Boycott over editorial ends happily for thrice-weekly S.C. paper p. 19

By: Dorothy Giobbe NEWSPAPERS FREQUENTLY FIND themselves justifying their mission to an unsympathetic public, but, as a thrice-weekly newspaper in Lancaster, S.C., discovered, sometimes support comes from the most unexpected places.
Over the past couple of years, the Lancaster News has printed a number of editorials against video poker payoffs ? video poker machines located mostly in convenience stores. Players collect winnings from the convenience stores, which keep a percentage of the payoffs.
The editorials never raised the ire of convenience store owners until Oct. 2 ? when, in an editorial, the News urged voters to abolish the payoffs in a statewide referendum on Nov. 8.
The convenience stores reacted stridently. The next day, 40 store owners refused to sell the News and demanded that all the paper's racks be removed from their property. Rack sales account for about 3% to 4% of the News' total 13,500 circulation.

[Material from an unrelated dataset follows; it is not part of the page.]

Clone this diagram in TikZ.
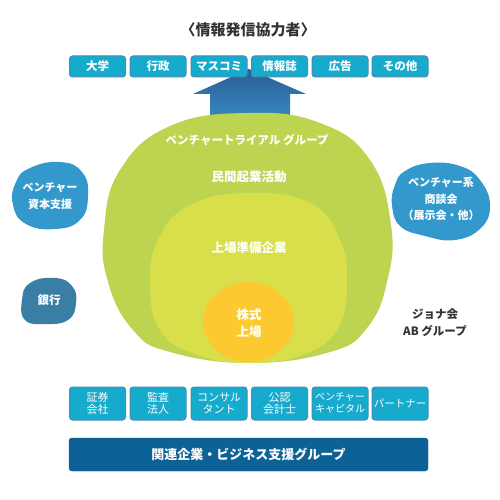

A hastily formed alliance of the stores and a video machine supplier began targeting News advertisers, and initiated a telephone campaign to muster support from other small businesses in the county.
Although Benjamin Hamm, editor of the News, was "surprised" by the reaction, he defended his paper's editorial position, along with its news coverage of the issue. In an editorial, he accused the store alliance of making an attempt to quash open debate.
"The store owners apparently believe that if they can restrict the distribution of the Lancaster News, they can keep people from hearing all sides about the upcoming vote," Hamm wrote.
"We believe that the public should be as fully informed as possible. And we believe that a good newspaper includes a strong opinion page and is willing to take stands on community issues."
"We believe that is the right way, the only way, to ensure our credibility and your trust."
While he had complete confidence in his newspaper's mission, Hamm was surprised that so many supporters in the community sided with the News.
In the days after the story was publicized, several hundred people called the News, with 98% backing the newspaper's right to take a stand on the issue, Hamm said. Other supporters said they would refuse to shop in stores that didn't sell the News.
Businesses and churches called to ask if the racks could be moved to their property. Also, the News gained 10 new subscriptions from readers who were worried that they wouldn't be able to get the paper from the racks.
Before the stores announced their refusal to sell the paper, community involvement in the video poker issue was negligible. But, in the days after, the paper received "well over" one hundred letters taking both sides of the issue, Hamm said. The News has run double editorial pages to accommodate as many of the letters as possible.
"We were willing to take whatever fallout if people didn't agree with us, but the people were standing up for the fact that the paper had a right to an opinion and should take a leadership role in the community," Hamm said.
"It's reassuring as a journalist that at a point of crisis there are people who will say 'we believe in what you're doing,' " the editor noted.
Five days after they began it, the store owners ended the boycott. During a meeting with News editors, Hamm said an understanding had been reached.
"While they understood we were opposed editorially, they felt we could be objective in our news coverage, and that they could have their say through advertising or letters to the editor," he said.
In fact, he noted, the store owners now run a full-page ad in every edition of the News to publicize their point of view.
Hamm said the experience "was a good reminder of the value of public debate and a newspaper's role in public debate ? that is important and needs to be protected."
"People don't tell you every day that they like what you're doing, and when they did tell us, when we heard their responses, it was very encouraging to us," Hamm said.